The New York Knicks came up short of their goal this season, which was to win a championship. In many ways, though, the team’s 2013 campaign was a success. The Knicks won the Atlantic division, won 54 games and proved that they are finally back—in the sense that they can be perennial contenders in the coming years.
New York led the league in three-pointers attempted and three-pointers made per game, and it ranked fourth in three-point shooting percentage (up from 21st from two seasons ago). The Knicks improved their ranking in all of those categories.
And they did so in a down year by their best long-range threat.
Steve Novak was awesome last season—every shot that he put up seemed like it was going to go in. That wasn't the case, but he was the league's top three-point shooter. This season, Novak was good, but not great. In 2014, the Knicks will need that sensational, crowd-electrifying player that earned a four year, $15 million contract last season coming off their bench.
Novak’s numbers went down across the board this year, especially his three-point shooting.
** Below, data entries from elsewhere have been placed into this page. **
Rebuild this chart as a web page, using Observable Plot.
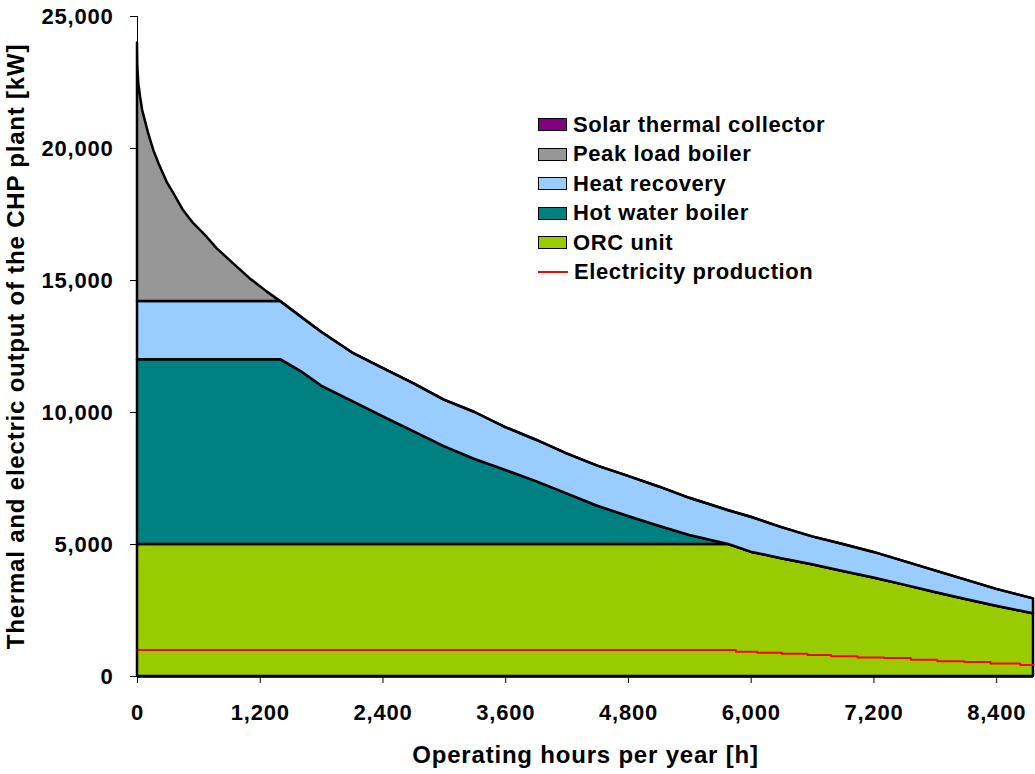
<!DOCTYPE html>
<html><head><meta charset="utf-8">
<script src="https://cdn.jsdelivr.net/npm/d3@7"></script>
<script src="https://cdn.jsdelivr.net/npm/@observablehq/plot@0.6"></script>
<style>
html,body{margin:0;padding:0;background:#fff;}
#wrap{position:relative;width:1035px;height:774px;font-family:'Liberation Sans',Arial,sans-serif;font-weight:bold;}
#wrap svg text{letter-spacing:0.8px;}
.legend{position:absolute;left:538px;top:110px;font-size:22px;letter-spacing:0.6px;color:#000;}
.row{display:flex;align-items:center;height:29.5px;white-space:nowrap;}
.sw{width:27px;height:11px;border:1.5px solid #000;margin-right:6px;flex:none;}
.ln{width:30px;height:2px;background:#ff0000;margin-right:6px;flex:none;}
</style></head><body><div id="wrap"></div>
<script>
// Operating hours (x)
const hours = [0, 3, 13, 30, 50, 80, 110, 160, 210, 290, 360, 450, 550, 680, 780, 940, 1100, 1270, 1400, 1600, 1800, 2100, 2400, 2700, 3000, 3300, 3600, 3900, 4200, 4500, 4800, 5100, 5400, 5780, 6000, 6300, 6600, 6900, 7200, 7500, 7800, 8100, 8400, 8760];
// Component outputs [kW], stacked bottom to top
const orcUnit = [5000,5000,5000,5000,5000,5000,5000,5000,5000,5000,5000,5000,5000,5000,5000,5000,5000,5000,5000,5000,5000,5000,5000,5000,5000,5000,5000,5000,5000,5000,5000,5000,5000,5000,4710,4460,4230,3980,3730,3460,3180,2920,2660,2380];
const hotWaterBoiler = [7000,7000,7000,7000,7000,7000,7000,7000,7000,7000,7000,7000,7000,7000,7000,7000,7000,7000,7000,6550,6000,5420,4840,4280,3710,3220,2810,2380,1920,1450,1060,690,340,0,0,0,0,0,0,0,0,0,0,0];
const heatRecovery = [2200,2200,2200,2200,2200,2200,2200,2200,2200,2200,2200,2200,2200,2200,2200,2200,2200,2200,2200,2070,2040,1840,1830,1810,1760,1780,1620,1570,1510,1520,1520,1490,1410,1280,1320,1180,1060,1020,970,890,820,730,640,560];
const peakLoadBoiler = [9800,8900,8250,7750,7250,6800,6350,5720,5220,4520,4060,3450,2950,2440,2000,1430,870,360,0,0,0,0,0,0,0,0,0,0,0,0,0,0,0,0,0,0,0,0,0,0,0,0,0,0];
// Electricity production (stepped)
const elecHours = [0, 5850, 6060, 6300, 6550, 6780, 7040, 7300, 7560, 7820, 8080, 8340, 8630, 8760];
const elecValues = [1000, 940, 900, 860, 810, 770, 720, 700, 630, 580, 550, 490, 440, 440];

const seriesNames = ["ORC unit", "Hot water boiler", "Heat recovery", "Peak load boiler"];
const seriesColors = ["#99cc00", "#008080", "#99ccff", "#969696"];
const legendNames = ["Solar thermal collector", "Peak load boiler", "Heat recovery", "Hot water boiler", "ORC unit"];
const legendColors = ["#800080", "#969696", "#99ccff", "#008080", "#99cc00"];
const xTicks = [0, 1200, 2400, 3600, 4800, 6000, 7200, 8400];
const yTicks = [0, 5000, 10000, 15000, 20000, 25000];
const xLabel = "Operating hours per year [h]";
const yLabel = "Thermal and electric output of the CHP plant [kW]";

const comps = [orcUnit, hotWaterBoiler, heatRecovery, peakLoadBoiler];
const tidy = seriesNames.flatMap((s, i) => hours.map((h, j) => ({h, v: comps[i][j], s})));
const elec = elecHours.map((h, i) => ({h, v: elecValues[i]}));
const fmt = d3.format(",");

const chart = Plot.plot({
  width: 1035, height: 774,
  marginLeft: 137, marginRight: 2, marginTop: 16, marginBottom: 98,
  style: {fontFamily: "'Liberation Sans', Arial, sans-serif", fontWeight: "bold", fontSize: "22px", color: "#000", background: "#fff"},
  x: {domain: [0, 8760]},
  y: {domain: [0, 25000]},
  color: {domain: seriesNames, range: seriesColors},
  marks: [
    Plot.areaY(tidy, Plot.stackY({x: "h", y: "v", z: "s", fill: "s", stroke: "#000", strokeWidth: 2.5, strokeLinejoin: "round"})),
    Plot.line(elec, {x: "h", y: "v", stroke: "#ff0000", strokeWidth: 2, curve: "step-after"}),
    Plot.ruleX([0], {stroke: "#000", strokeWidth: 1}),
    Plot.ruleY([0], {stroke: "#000", strokeWidth: 2.5}),
    Plot.axisX({ticks: xTicks, tickSize: 7, tickFormat: () => "", label: null}),
    Plot.axisY({ticks: yTicks, tickSize: 7, tickFormat: () => "", label: null}),
    Plot.text(xTicks, {x: d => d, text: d => fmt(d), frameAnchor: "bottom", dy: 36, lineAnchor: "middle", fontSize: 22}),
    Plot.text(yTicks, {y: d => d, text: d => fmt(d), frameAnchor: "left", dx: -24, textAnchor: "end", lineAnchor: "middle", fontSize: 22}),
    Plot.text([xLabel], {frameAnchor: "bottom", dy: 79, textAnchor: "middle", lineAnchor: "middle", fontSize: 24}),
    Plot.text([yLabel], {frameAnchor: "left", dx: -121, rotate: -90, textAnchor: "middle", lineAnchor: "middle", fontSize: 24})
  ]
});
const wrap = document.getElementById("wrap");
wrap.appendChild(chart);

const legend = document.createElement("div");
legend.className = "legend";
legendNames.forEach((n, i) => {
  const r = document.createElement("div"); r.className = "row";
  const sw = document.createElement("div"); sw.className = "sw"; sw.style.background = legendColors[i];
  const t = document.createElement("span"); t.textContent = n;
  r.appendChild(sw); r.appendChild(t); legend.appendChild(r);
});
const r = document.createElement("div"); r.className = "row";
const ln = document.createElement("div"); ln.className = "ln";
const t = document.createElement("span"); t.textContent = "Electricity production";
r.appendChild(ln); r.appendChild(t); legend.appendChild(r);
wrap.appendChild(legend);
</script>
</body></html>
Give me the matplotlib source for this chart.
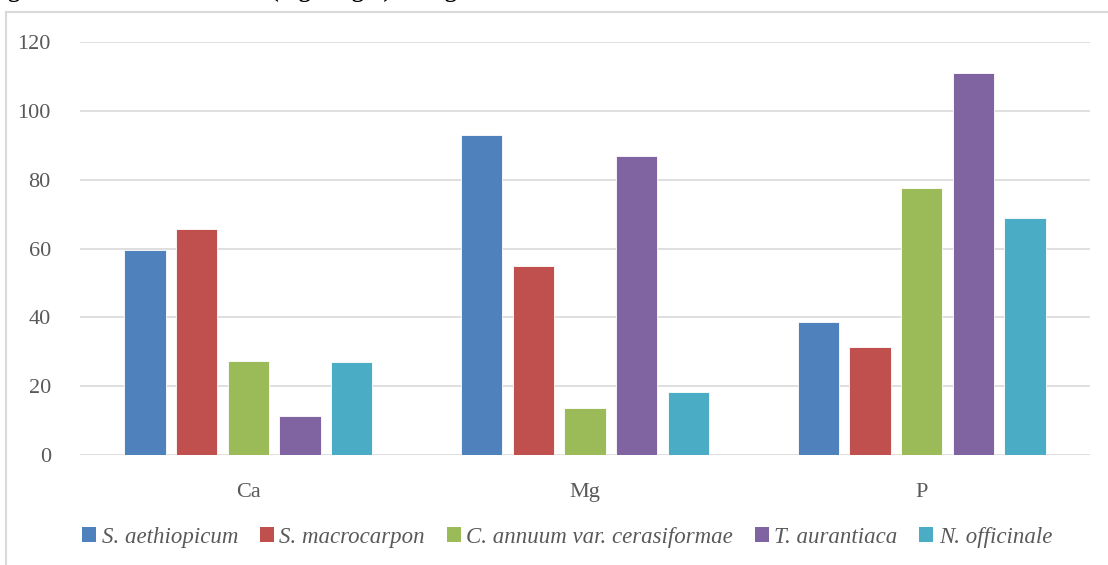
import matplotlib
matplotlib.use("Agg")
import matplotlib.pyplot as plt
from matplotlib.lines import Line2D
from matplotlib.patches import Patch
import numpy as np

categories = ["Ca", "Mg", "P"]
series_names = ["S. aethiopicum", "S. macrocarpon", "C. annuum var. cerasiformae",
                "T. aurantiaca", "N. officinale"]
s_aethiopicum = [59.5, 92.9, 38.5]
s_macrocarpon = [65.8, 55.0, 31.4]
c_annuum = [27.3, 13.6, 77.5]
t_aurantiaca = [11.3, 86.8, 111.0]
n_officinale = [27.0, 18.4, 68.8]
yticks = [0, 20, 40, 60, 80, 100, 120]
title = "Figure 4.4: Mineral content (mg 100g\u207b\u00b9) of vegetables"

colors = ["#4F81BD", "#C0504D", "#9BBB59", "#8064A2", "#4BACC6"]
series = [s_aethiopicum, s_macrocarpon, c_annuum, t_aurantiaca, n_officinale]

plt.rcParams['font.family'] = ['Liberation Serif', 'DejaVu Serif']

fig = plt.figure(figsize=(11.08, 5.65), dpi=100)
ax = fig.add_axes([80/1108, 1-455/565, 1010/1108, 413/565])

x = np.arange(len(categories))
step = 0.1535
width = 0.122
for i, (vals, c) in enumerate(zip(series, colors)):
    ax.bar(x + (i - 2) * step, vals, width=width, color=c, edgecolor='white',
           linewidth=0.6, zorder=3)

ax.set_xlim(-0.5, 2.5)
ax.set_ylim(0, 120)
ax.set_yticks(yticks)
ax.set_yticklabels([str(t) for t in yticks])
ax.set_xticks(x)
ax.set_xticklabels(categories)
ax.grid(axis='y', color='#D9D9D9', linewidth=1.2, zorder=0)
for s in ax.spines.values():
    s.set_visible(False)
ax.tick_params(axis='both', length=0, colors='#595959', labelsize=16)
ax.tick_params(axis='y', pad=21)
ax.tick_params(axis='x', pad=20)

handles = [Patch(facecolor=c, edgecolor='none') for c in colors]
leg = fig.legend(handles, series_names, loc='center', bbox_to_anchor=(0.512, 0.049),
                 ncol=5, frameon=False, handlelength=0.6, handleheight=0.6,
                 handletextpad=0.25, columnspacing=0.95,
                 prop={'family': 'Liberation Serif', 'style': 'italic', 'size': 16.5})
for t in leg.get_texts():
    t.set_color('#595959')

# chart frame (left and top borders)
fig.add_artist(Line2D([6/1108, 6/1108], [0, 1-12/565], color='#D9D9D9', linewidth=1.5,
                      transform=fig.transFigure))
fig.add_artist(Line2D([6/1108, 1], [1-12/565, 1-12/565], color='#D9D9D9', linewidth=1.5,
                      transform=fig.transFigure))

# title, clipped at the top edge as in the reference
fig.text(-0.012, 1+3/565, title, fontsize=17, fontweight='bold', va='baseline',
         ha='left', color='black')

fig.savefig("out.png", dpi=100)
His total shot attempts, three-point attempts, field-goal percentage, three-point percentage and points per game all dipped from last season (via ESPN).
Defenses around the league made adjustments after getting torched the first time around, and it isn’t hard to shut down a player who is, for the most part, entirely one-dimensional.
Novak can shoot—there is absolutely no debating that. In the offseason, though, he needs to work on a couple of things.
The first is using his dribble. When closing out on him, defenders throw themselves at Novak and he simply throws a dart back to Anthony or Raymond Felton and then tries to get open again. If he can develop the ability to pump fake, take a step in and hit the shot, he will not only improve his offensive production, he’ll improve his efficiency because he’ll be getting himself cleaner looks.
The next improvement Novak needs to make pertains to his defense. He minimizes the amount of time that Mike Woodson can leave him on the court because of the fact that he’s a liability on the defensive end.
When he’s hitting shots on offense the team can deal with it, but he had his minutes reduced from 20.3 in the regular season to 5.6 per game in the playoffs (although part of that can be attributed to his struggles with a back injury).
If Novak improves his ball-handling, defense and his overall game in the offseason, he will make himself a huge asset to a team that revolves around long-range shooting and is looking to go even further in 2014 than it did this season.